If the answers are vague or unconvincing, the initiative may be consuming resources without delivering strategic value.
Strategy Change Protocol
When strategy changes (new CEO, market disruption, regulatory change): 1. Map the new strategy to themes (same process as above) 2. Assess every active initiative against the new strategy 3. Identify initiatives that are no longer aligned (candidates for stopping) 4. Identify gaps where new initiatives are needed 5. Rebalance the portfolio through the prioritisation process 6. Communicate changes to all affected teams with rationale
Measuring Strategic Alignment
- Alignment coverage: % of portfolio investment that maps to a strategic objective. Target: >90%. Anything unmapped is either BAU (acceptable) or misaligned (investigate).
- Theme balance: Investment per theme vs strategic importance weighting. Should be proportional.
- Strategic gap count: Themes with no active initiatives. Target: zero for top-priority themes.
- Orphan initiative count: Active initiatives with no strategic linkage. Target: zero (stop or justify them).
- Strategy-to-delivery traceability: Can every sprint goal be traced to a strategic objective? (Spot-check quarterly)
Communicating Alignment
To the Board
"Here's how our portfolio investment maps to our strategic objectives. 85% of spend is directly aligned. The remaining 15% is BAU maintenance. We have one strategic gap in [theme] that needs investment next quarter."
To Programme Managers
"Your programme supports [strategic objective] through [theme]. The key outcome we need is [measurable result]. As long as you're delivering toward that outcome, you have autonomy in how you get there."
To Delivery Teams
"The work you're doing this sprint connects to our strategic goal of [objective]. Specifically, [feature/capability] enables [business outcome] which contributes to [strategic metric]. Your work matters because [concrete impact]."

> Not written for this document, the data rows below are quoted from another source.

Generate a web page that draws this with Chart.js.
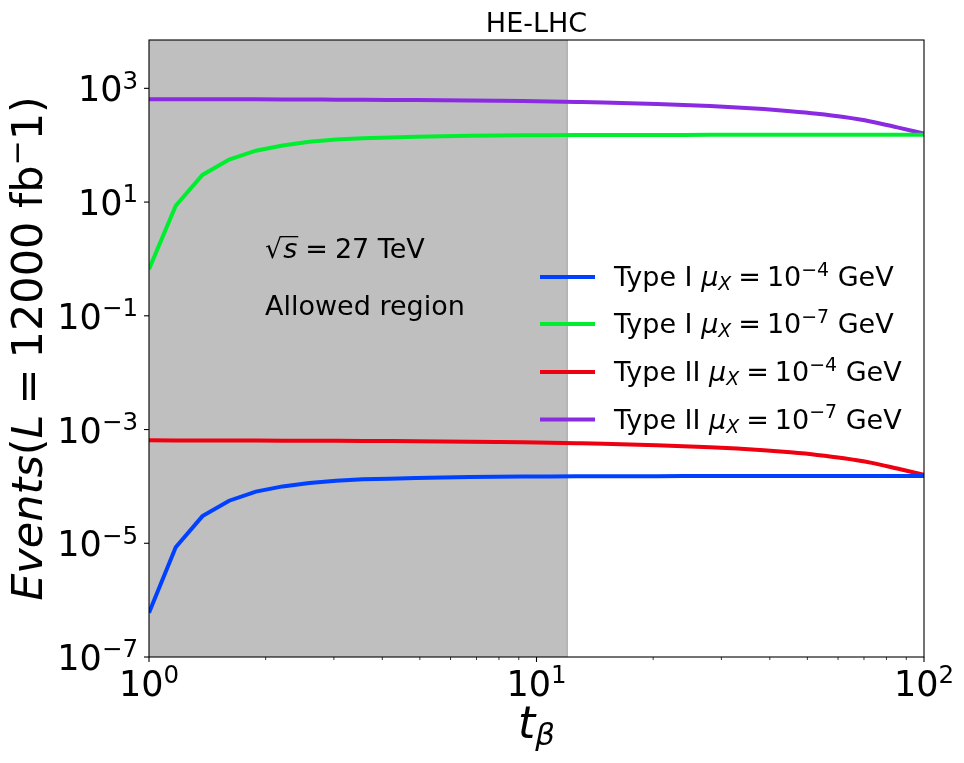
<!DOCTYPE html>
<html>
<head>
<meta charset="utf-8">
<script src="https://cdn.jsdelivr.net/npm/chart.js@4.4.1/dist/chart.umd.min.js"></script>
<style>
html,body{margin:0;padding:0;background:#fff;}
#wrap{width:964px;height:763px;}
</style>
</head>
<body>
<div id="wrap"><canvas id="c" width="964" height="763"></canvas></div>
<script>
// ---- data ----
const tBeta = [1, 1.172, 1.374, 1.610, 1.887, 2.212, 2.593, 3.039, 3.562, 4.175, 4.894, 5.736, 6.723, 7.880, 9.237,
  10.83, 12.69, 14.87, 17.43, 20.43, 23.95, 28.07, 32.90, 38.57, 45.20, 52.98, 62.10, 72.79, 85.32, 100];
const typeI_mu4 = [6.0e-7, 8.5e-6, 3.0e-5, 5.6e-5, 8.1e-5, 1.00e-4, 1.15e-4, 1.26e-4, 1.33e-4, 1.37e-4, 1.41e-4, 1.44e-4, 1.46e-4, 1.48e-4, 1.49e-4,
  1.50e-4, 1.505e-4, 1.51e-4, 1.513e-4, 1.516e-4, 1.518e-4, 1.52e-4, 1.522e-4, 1.523e-4, 1.524e-4, 1.525e-4, 1.526e-4, 1.527e-4, 1.528e-4, 1.528e-4];
const typeI_mu7 = [0.66, 8.6, 30, 56, 80, 99, 115, 126, 133, 137, 141, 144, 146, 148, 149,
  150, 150.5, 151, 151.3, 151.6, 151.8, 152, 152.2, 152.3, 152.4, 152.5, 152.6, 152.7, 152.8, 152.8];
const typeII_mu4 = [6.45e-4, 6.44e-4, 6.43e-4, 6.42e-4, 6.40e-4, 6.38e-4, 6.36e-4, 6.33e-4, 6.30e-4, 6.26e-4, 6.22e-4, 6.17e-4, 6.11e-4, 6.04e-4, 5.96e-4,
  5.86e-4, 5.75e-4, 5.63e-4, 5.48e-4, 5.30e-4, 5.10e-4, 4.88e-4, 4.62e-4, 4.32e-4, 3.97e-4, 3.58e-4, 3.13e-4, 2.62e-4, 2.06e-4, 1.60e-4];
const typeII_mu7 = [645, 644, 643, 642, 640, 638, 636, 633, 630, 626, 622, 617, 611, 604, 596,
  586, 575, 563, 548, 530, 510, 488, 462, 432, 397, 358, 313, 262, 206, 160];
const seriesNames = ['Type I', 'Type I', 'Type II', 'Type II'];
const seriesExp = ['−4', '−7', '−4', '−7'];
const seriesColors = ['#0040ff', '#00ee30', '#ee0010', '#8a2be2'];
const xTicks = [1, 10, 100];
const xTickExp = ['0', '1', '2'];
const yTicks = [1e-7, 1e-5, 1e-3, 1e-1, 1e1, 1e3];
const yTickExp = ['−7', '−5', '−3', '−1', '1', '3'];
const allowedMax = 12;
const titleText = 'HE-LHC';

const FF = '"DejaVu Sans", sans-serif';
function segFont(s, size){
  const sz = (s.sup || s.sub) ? size * 0.7 : size;
  return (s.it ? 'italic ' : '') + sz.toFixed(2) + 'px ' + FF;
}
function richWidth(ctx, segs, size){
  let w = 0;
  for (const s of segs){ ctx.font = segFont(s, size); w += ctx.measureText(s.t).width + (s.gap || 0); }
  return w;
}
function drawRich(ctx, x, y, segs, size, align, supRaise){
  const w = richWidth(ctx, segs, size);
  let cx = align === 'center' ? x - w / 2 : (align === 'right' ? x - w : x);
  ctx.textAlign = 'left'; ctx.textBaseline = 'alphabetic';
  for (const s of segs){
    ctx.font = segFont(s, size);
    const dy = s.sup ? -(supRaise || 0.36) * size : (s.sub ? 0.16 * size : 0);
    ctx.fillText(s.t, cx, y + dy);
    cx += ctx.measureText(s.t).width + (s.gap || 0);
  }
  return w;
}

const decor = {
  id: 'decor',
  beforeDatasetsDraw(chart){
    const ctx = chart.ctx, a = chart.chartArea, xs = chart.scales.x;
    const xr = xs.getPixelForValue(allowedMax);
    ctx.save();
    ctx.fillStyle = '#bfbfbf';
    ctx.fillRect(a.left, a.top, xr - a.left, a.bottom - a.top);
    ctx.strokeStyle = '#b0b0b0'; ctx.lineWidth = 1.5;
    ctx.beginPath(); ctx.moveTo(xr, a.top); ctx.lineTo(xr, a.bottom); ctx.stroke();
    ctx.restore();
  },
  afterDatasetsDraw(chart){
    const ctx = chart.ctx, a = chart.chartArea, xs = chart.scales.x, ys = chart.scales.y;
    ctx.save();
    ctx.fillStyle = '#000'; ctx.strokeStyle = '#000';
    // frame
    ctx.lineWidth = 1.1;
    ctx.strokeRect(a.left, a.top, a.right - a.left, a.bottom - a.top);
    // x ticks major + minor
    for (const v of xTicks){
      const px = xs.getPixelForValue(v);
      ctx.beginPath(); ctx.moveTo(px, a.bottom); ctx.lineTo(px, a.bottom + 5); ctx.stroke();
    }
    ctx.lineWidth = 0.8;
    for (const d of [1, 10]){
      for (let k = 2; k <= 9; k++){
        const px = xs.getPixelForValue(k * d);
        ctx.beginPath(); ctx.moveTo(px, a.bottom); ctx.lineTo(px, a.bottom + 3); ctx.stroke();
      }
    }
    ctx.lineWidth = 1.1;
    for (const v of yTicks){
      const py = ys.getPixelForValue(v);
      ctx.beginPath(); ctx.moveTo(a.left, py); ctx.lineTo(a.left - 5, py); ctx.stroke();
    }
    // tick labels
    const TS = 35;
    xTicks.forEach((v, i) => {
      const px = xs.getPixelForValue(v);
      drawRich(ctx, px, a.bottom + 39, [{t:'10'}, {t:xTickExp[i], sup:1}], TS, 'center', 0.36);
    });
    yTicks.forEach((v, i) => {
      const py = ys.getPixelForValue(v);
      drawRich(ctx, a.left - 11, py + 13, [{t:'10'}, {t:yTickExp[i], sup:1}], TS, 'right', 0.36);
    });
    // title
    drawRich(ctx, (a.left + a.right) / 2, 32, [{t:titleText}], 27, 'center');
    // x label
    drawRich(ctx, (a.left + a.right) / 2, 738, [{t:'t', it:1}, {t:'β', it:1, sub:1}], 44, 'center');
    // y label
    ctx.save();
    ctx.translate(42, (a.top + a.bottom) / 2);
    ctx.rotate(-Math.PI / 2);
    drawRich(ctx, 0, 0, [{t:'Events', it:1}, {t:'('}, {t:'L', it:1, gap:10}, {t:'=', gap:10}, {t:'12000 fb'}, {t:'−', sup:1}, {t:'1)'}], 43, 'center', 0.36);
    ctx.restore();
    // annotations
    const AS = 27;
    ctx.font = AS + 'px ' + FF;
    const x0 = 265, b0 = 258;
    ctx.textAlign = 'left'; ctx.textBaseline = 'alphabetic';
    ctx.fillText('√', x0, b0);
    const w1 = ctx.measureText('√').width;
    ctx.font = 'italic ' + AS + 'px ' + FF;
    const ws = ctx.measureText('s').width;
    ctx.fillText('s', x0 + w1 + 1, b0);
    ctx.lineWidth = 1.3;
    ctx.beginPath(); ctx.moveTo(x0 + w1 - 1, b0 - 0.79 * AS); ctx.lineTo(x0 + w1 + ws + 2, b0 - 0.79 * AS); ctx.stroke();
    drawRich(ctx, x0 + w1 + ws + 9, b0, [{t:'=', gap:7}, {t:'27 TeV'}], AS, 'left');
    drawRich(ctx, x0, 315, [{t:'Allowed region'}], AS, 'left');
    // legend
    const rows = [277, 324, 372, 419.5];
    rows.forEach((ry, i) => {
      ctx.strokeStyle = seriesColors[i]; ctx.lineWidth = 4;
      ctx.beginPath(); ctx.moveTo(540, ry); ctx.lineTo(595, ry); ctx.stroke();
      ctx.fillStyle = '#000';
      drawRich(ctx, 614, ry + 9, [{t:seriesNames[i] + ' '}, {t:'μ', it:1}, {t:'X', it:1, sub:1, gap:7}, {t:'=', gap:6}, {t:'10'}, {t:seriesExp[i], sup:1}, {t:' GeV'}], 27, 'left', 0.38);
    });
    ctx.restore();
  }
};

function mk(vals){ return tBeta.map((t, i) => ({x: t, y: vals[i]})); }
const datasets = [typeI_mu4, typeI_mu7, typeII_mu4, typeII_mu7].map((vals, i) => ({
  label: seriesNames[i] + ' μX = 10' + seriesExp[i] + ' GeV',
  data: mk(vals),
  borderColor: seriesColors[i],
  backgroundColor: seriesColors[i],
  borderWidth: 4,
  pointRadius: 0,
  tension: 0,
  cubicInterpolationMode: i >= 2 ? 'monotone' : 'default',
  fill: false
}));

new Chart(document.getElementById('c'), {
  type: 'line',
  data: { datasets },
  options: {
    responsive: false,
    animation: false,
    devicePixelRatio: 1,
    layout: { padding: { left: 149, right: 40, top: 40, bottom: 106 } },
    plugins: { legend: { display: false }, title: { display: false }, tooltip: { enabled: false } },
    scales: {
      x: { type: 'logarithmic', min: 1, max: 100, display: false },
      y: { type: 'logarithmic', min: 1e-7, max: 7080, display: false }
    }
  },
  plugins: [decor]
});
</script>
</body>
</html>
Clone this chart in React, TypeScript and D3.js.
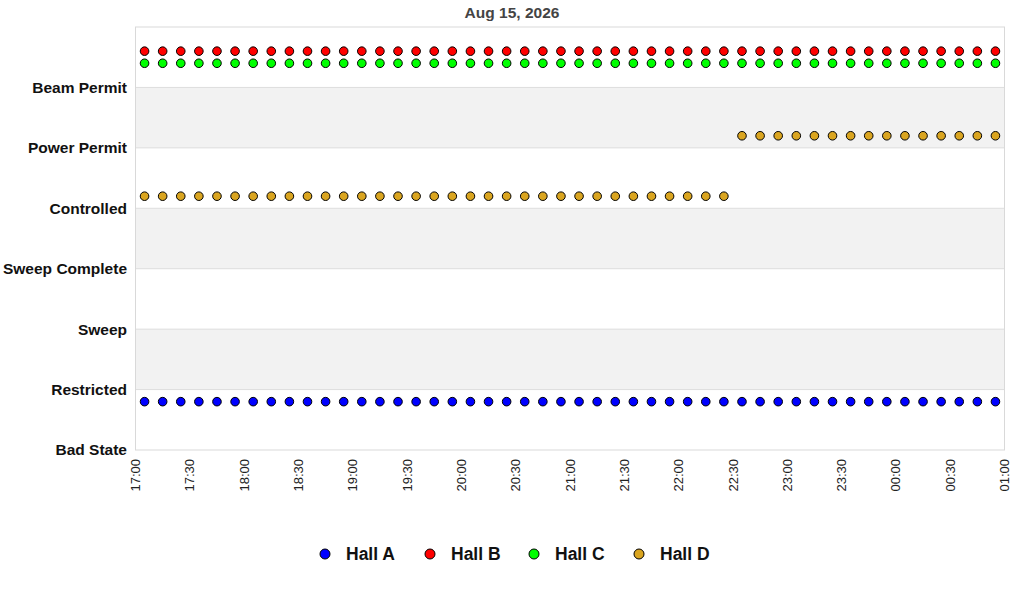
import React, { useRef, useEffect } from 'react';
import * as d3 from 'd3';

// state levels, bottom to top (the top band has no label)
const levels = ['Bad State', 'Restricted', 'Sweep', 'Sweep Complete', 'Controlled', 'Power Permit', 'Beam Permit'];

// sample times (17:05 on Aug 15 through 00:55 on Aug 16)
const times = [
  '17:05', '17:15', '17:25', '17:35', '17:45', '17:55',
  '18:05', '18:15', '18:25', '18:35', '18:45', '18:55',
  '19:05', '19:15', '19:25', '19:35', '19:45', '19:55',
  '20:05', '20:15', '20:25', '20:35', '20:45', '20:55',
  '21:05', '21:15', '21:25', '21:35', '21:45', '21:55',
  '22:05', '22:15', '22:25', '22:35', '22:45', '22:55',
  '23:05', '23:15', '23:25', '23:35', '23:45', '23:55',
  '00:05', '00:15', '00:25', '00:35', '00:45', '00:55',
];

// level index per sample
const hallA = [
  0, 0, 0, 0, 0, 0, 0, 0, 0, 0, 0, 0, 0, 0, 0, 0, 0, 0, 0, 0, 0, 0, 0, 0,
  0, 0, 0, 0, 0, 0, 0, 0, 0, 0, 0, 0, 0, 0, 0, 0, 0, 0, 0, 0, 0, 0, 0, 0,
];
const hallB = [
  6, 6, 6, 6, 6, 6, 6, 6, 6, 6, 6, 6, 6, 6, 6, 6, 6, 6, 6, 6, 6, 6, 6, 6,
  6, 6, 6, 6, 6, 6, 6, 6, 6, 6, 6, 6, 6, 6, 6, 6, 6, 6, 6, 6, 6, 6, 6, 6,
];
const hallC = [
  6, 6, 6, 6, 6, 6, 6, 6, 6, 6, 6, 6, 6, 6, 6, 6, 6, 6, 6, 6, 6, 6, 6, 6,
  6, 6, 6, 6, 6, 6, 6, 6, 6, 6, 6, 6, 6, 6, 6, 6, 6, 6, 6, 6, 6, 6, 6, 6,
];
const hallD = [
  4, 4, 4, 4, 4, 4, 4, 4, 4, 4, 4, 4, 4, 4, 4, 4, 4, 4, 4, 4, 4, 4, 4, 4,
  4, 4, 4, 4, 4, 4, 4, 4, 4, 5, 5, 5, 5, 5, 5, 5, 5, 5, 5, 5, 5, 5, 5, 5,
];

const halls = ['Hall A', 'Hall B', 'Hall C', 'Hall D'];
const hallColors = ['#0000ff', '#ff0000', '#00ff00', '#daa520'];
const hallOffsets = [0.8, 0.6, 0.4, 0.2];
const hallSeries = [hallA, hallB, hallC, hallD];

const title = 'Aug 15, 2026';
const startTime = '2026-08-15 17:00';
const endTime = '2026-08-16 01:00';

const W = 1024;
const H = 600;
const margin = { top: 27, right: 19.5, bottom: 150, left: 135.5 };
const font = 'Arial, "Liberation Sans", Helvetica, sans-serif';

const parse = d3.timeParse('%Y-%m-%d %H:%M');
const toDate = (t: string) => {
  const day = +t.slice(0, 2) < 12 ? '2026-08-16' : '2026-08-15';
  return parse(`${day} ${t}`) as Date;
};

const App: React.FC = () => {
  const svgRef = useRef<SVGSVGElement>(null);

  useEffect(() => {
    if (!svgRef.current) return;
    const svg = d3.select(svgRef.current);
    svg.selectAll('*').remove();

    const x0 = margin.left;
    const x1 = W - margin.right;
    const y0 = H - margin.bottom;
    const y1 = margin.top;

    const x = d3.scaleTime()
      .domain([parse(startTime) as Date, parse(endTime) as Date])
      .range([x0, x1]);
    const y = d3.scaleLinear().domain([0, levels.length]).range([y0, y1]);

    // alternating bands
    svg.append('g')
      .selectAll('rect')
      .data(d3.range(levels.length))
      .enter()
      .append('rect')
      .attr('x', x0)
      .attr('width', x1 - x0)
      .attr('y', (i) => y(i + 1))
      .attr('height', (i) => y(i) - y(i + 1))
      .attr('fill', (i) => (i % 2 === 1 ? '#f2f2f2' : '#ffffff'));

    // horizontal grid lines
    svg.append('g')
      .selectAll('line')
      .data(d3.range(1, levels.length))
      .enter()
      .append('line')
      .attr('x1', x0)
      .attr('x2', x1)
      .attr('y1', (i) => y(i))
      .attr('y2', (i) => y(i))
      .attr('stroke', '#dddddd')
      .attr('stroke-width', 1);

    // plot border
    svg.append('rect')
      .attr('x', x0)
      .attr('y', y1)
      .attr('width', x1 - x0)
      .attr('height', y0 - y1)
      .attr('fill', 'none')
      .attr('stroke', '#d9d9d9')
      .attr('stroke-width', 1);

    // y labels
    svg.append('g')
      .selectAll('text')
      .data(levels)
      .enter()
      .append('text')
      .attr('x', x0 - 8.5)
      .attr('y', (_d, i) => y(i))
      .attr('dy', '0.35em')
      .attr('text-anchor', 'end')
      .attr('font-family', font)
      .attr('font-size', '15.5px')
      .attr('font-weight', 'bold')
      .attr('fill', '#111')
      .text((d) => d);

    // x labels
    const ticks = x.ticks(d3.timeMinute.every(30) as d3.TimeInterval);
    const fmt = d3.timeFormat('%H:%M');
    svg.append('g')
      .selectAll('text')
      .data(ticks)
      .enter()
      .append('text')
      .attr('transform', (d) => `translate(${x(d)}, ${y0 + 9}) rotate(-90)`)
      .attr('dy', '0.35em')
      .attr('text-anchor', 'end')
      .attr('font-family', font)
      .attr('font-size', '13px')
      .attr('fill', '#222')
      .text((d) => fmt(d));

    // points
    hallSeries.forEach((series, h) => {
      svg.append('g')
        .selectAll('circle')
        .data(series)
        .enter()
        .append('circle')
        .attr('cx', (_d, i) => x(toDate(times[i])))
        .attr('cy', (d) => y(d + hallOffsets[h]))
        .attr('r', 4.3)
        .attr('fill', hallColors[h])
        .attr('stroke', '#000')
        .attr('stroke-width', 1);
    });

    // title
    svg.append('text')
      .attr('x', W / 2)
      .attr('y', 13)
      .attr('dy', '0.35em')
      .attr('text-anchor', 'middle')
      .attr('font-family', font)
      .attr('font-size', '15.5px')
      .attr('font-weight', 'bold')
      .attr('fill', '#444')
      .text(title);

    // legend
    const legendX = [325, 430, 534, 639];
    const legend = svg.append('g')
      .selectAll('g')
      .data(halls)
      .enter()
      .append('g')
      .attr('transform', (_d, i) => `translate(${legendX[i]}, 554)`);
    legend.append('circle')
      .attr('r', 5)
      .attr('fill', (_d, i) => hallColors[i])
      .attr('stroke', '#000')
      .attr('stroke-width', 1);
    legend.append('text')
      .attr('x', 21)
      .attr('dy', '0.35em')
      .attr('font-family', font)
      .attr('font-size', '17.5px')
      .attr('font-weight', 'bold')
      .attr('fill', '#111')
      .text((d) => d);
  }, []);

  return (
    <svg
      ref={svgRef}
      width={W}
      height={H}
      style={{ position: 'absolute', left: 0, top: 0, background: '#fff' }}
    />
  );
};

export default App;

Teams that understand the strategic context of their work make better daily decisions, are more motivated, and are more likely to flag when work drifts from its intended purpose.
Anti-Patterns
Strategy on a shelf: The strategy document exists but nobody references it in portfolio decisions. Fix: make strategic alignment a mandatory field in every initiative proposal and a standing agenda item in portfolio governance.
Everything is strategic: Every initiative claims alignment to avoid being deprioritised. Fix: require specific, measurable linkage — not vague claims. "Supports digital transformation" is not alignment; "Increases online conversion rate by 5% (supporting Objective 2: grow digital revenue)" is.
Alignment without accountability: Initiatives are mapped to strategy but nobody checks whether they're actually delivering the strategic outcome. Fix: benefits tracking. Measure whether aligned initiatives are producing the expected strategic results.